Transparence sur les salaires

Ses propositions sont en grande partie issues de son expérience. En 1976, Jacques Benoit crée sa propre entreprise, qui importe et transforme des graines salées. Il va en faire son "laboratoire social". Outre les votes, qui ont lieu chaque année, il réunit tous les salariés trois fois par an. Au cours de ces réunions, on discute des augmentations, mais aussi des décisions stratégiques de l'entreprise. "Les salariés doivent pouvoir s'opposer à la délocalisation de l'entreprise ou au choix d'un nouveau partenaire, estime-t-il. Ce sont eux qui, par leurs talents et leur travail, font la richesse de l'entreprise. En en cas de difficultés, sont aussi eux les premiers touchés".

En 1986, il réussit même à faire accepter une baisse générale de salaire pour sauver l'entreprise, en difficulté financière. "Elle a été votée par la majorité des salariés et la CFDT a même approuvé le texte, raconte-t-il. Il faut arrêter de croire que les salariés ne sont pas à même de comprendre les enjeux d'une entreprise". Il propose également d'instaurer l'adhésion obligatoire à un syndicat ou encore de noter les cadres de la société.

"Personne ne parle de refondation de l'entreprise"

Ce patron "peu politisé" imagine très bien son modèle transposé aux grandes multinationales. "Avec cette technique, le patron aurait une autorité morale bien plus importante ! La véritable autorité, c'est une autorité d'adhésion, tranche-t-il. Tout le monde, de Sarkozy à Mélenchon dénonce les dérives du capitalisme, dénonce-t-il. Mais personne ne parle de refondation de l'entreprise". 

Son expérience inédite a pris fin en 1998, avec un dépôt de bilan.
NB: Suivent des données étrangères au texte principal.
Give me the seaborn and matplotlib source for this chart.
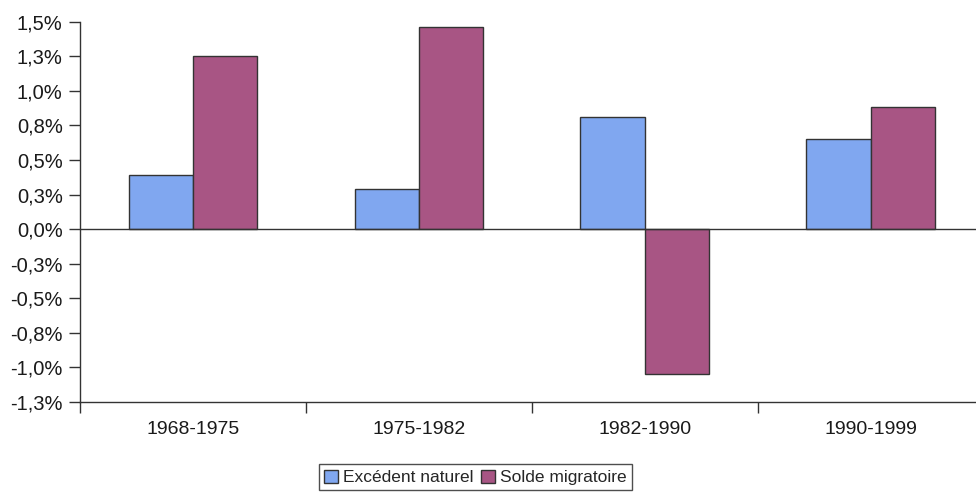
import matplotlib
matplotlib.use("Agg")
import matplotlib.pyplot as plt
import matplotlib.ticker as mticker
import numpy as np
import pandas as pd
import seaborn as sns

# Population growth components by census period (% per year)
periods = ["1968-1975", "1975-1982", "1982-1990", "1990-1999"]
excedent_naturel = [0.39, 0.29, 0.81, 0.65]
solde_migratoire = [1.25, 1.46, -1.05, 0.88]
series_names = ["Excédent naturel", "Solde migratoire"]

y_ticks = [1.5, 1.25, 1.0, 0.75, 0.5, 0.25, 0.0, -0.25, -0.5, -0.75, -1.0, -1.25]
y_tick_labels = ["1,5%", "1,3%", "1,0%", "0,8%", "0,5%", "0,3%", "0,0%",
                 "-0,3%", "-0,5%", "-0,8%", "-1,0%", "-1,3%"]

df = pd.DataFrame({
    "period": periods * 2,
    "value": excedent_naturel + solde_migratoire,
    "series": [series_names[0]] * len(periods) + [series_names[1]] * len(periods),
})

sns.set_theme(style="white")
plt.rcParams["font.family"] = ["Liberation Sans", "DejaVu Sans"]

fig = plt.figure(figsize=(9.76, 4.93), dpi=100)
ax = fig.add_axes([0.082, 0.1846, 0.926, 0.7714])

palette = {series_names[0]: "#80A7F0", series_names[1]: "#A85584"}
sns.barplot(data=df, x="period", y="value", hue="series", order=periods,
            hue_order=series_names, palette=palette, width=0.57,
            edgecolor="#333333", linewidth=1.0, saturation=1.0, ax=ax,
            legend=True)

ax.set_xlim(-0.5, len(periods) - 0.5)
ax.set_ylim(-1.25, 1.5)
ax.set_xlabel("")
ax.set_ylabel("")

ax.yaxis.set_major_locator(mticker.FixedLocator(y_ticks))
ax.yaxis.set_major_formatter(mticker.FixedFormatter(y_tick_labels))

ax.xaxis.set_minor_locator(mticker.FixedLocator(np.arange(len(periods) + 1) - 0.5))
ax.tick_params(axis="x", which="major", length=0, pad=14, labelsize=14, colors="#1a1a1a")
ax.tick_params(axis="x", which="minor", bottom=True, length=8, width=1.0, color="#333333", direction="out")
ax.tick_params(axis="y", which="major", left=True, length=8, width=1.0, color="#333333",
               direction="out", pad=4.5, labelsize=14.5, labelcolor="#1a1a1a")

for side in ("top", "right"):
    ax.spines[side].set_visible(False)
for side in ("left", "bottom"):
    ax.spines[side].set_color("#333333")
    ax.spines[side].set_linewidth(1.0)

ax.axhline(0, color="#333333", linewidth=1.0, zorder=3)

handles, labels = ax.get_legend_handles_labels()
ax.legend_.remove()
leg = fig.legend(handles, labels, loc="upper center", bbox_to_anchor=(0.487, 0.058),
                 ncol=2, frameon=True, fancybox=False, fontsize=12.5,
                 handlelength=0.8, handleheight=0.8, handletextpad=0.3,
                 columnspacing=0.4, borderpad=0.3, borderaxespad=0)
leg.get_frame().set_edgecolor("#222222")
leg.get_frame().set_linewidth(1.0)

fig.savefig("out.png", dpi=100)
Car si le patron est noté - et reconduit -  rien n'exclut qu'il puisse faire des erreurs. "J’ai vécu un échec, concède-t-il. Mais je ne suis pas un échec moi-même. Il faut savoir rebondir". Il tente par la suite de faire connaître son modèle en organisant des conférences dans les écoles de commerce, où il propose là encore aux élèves… de noter ses cours.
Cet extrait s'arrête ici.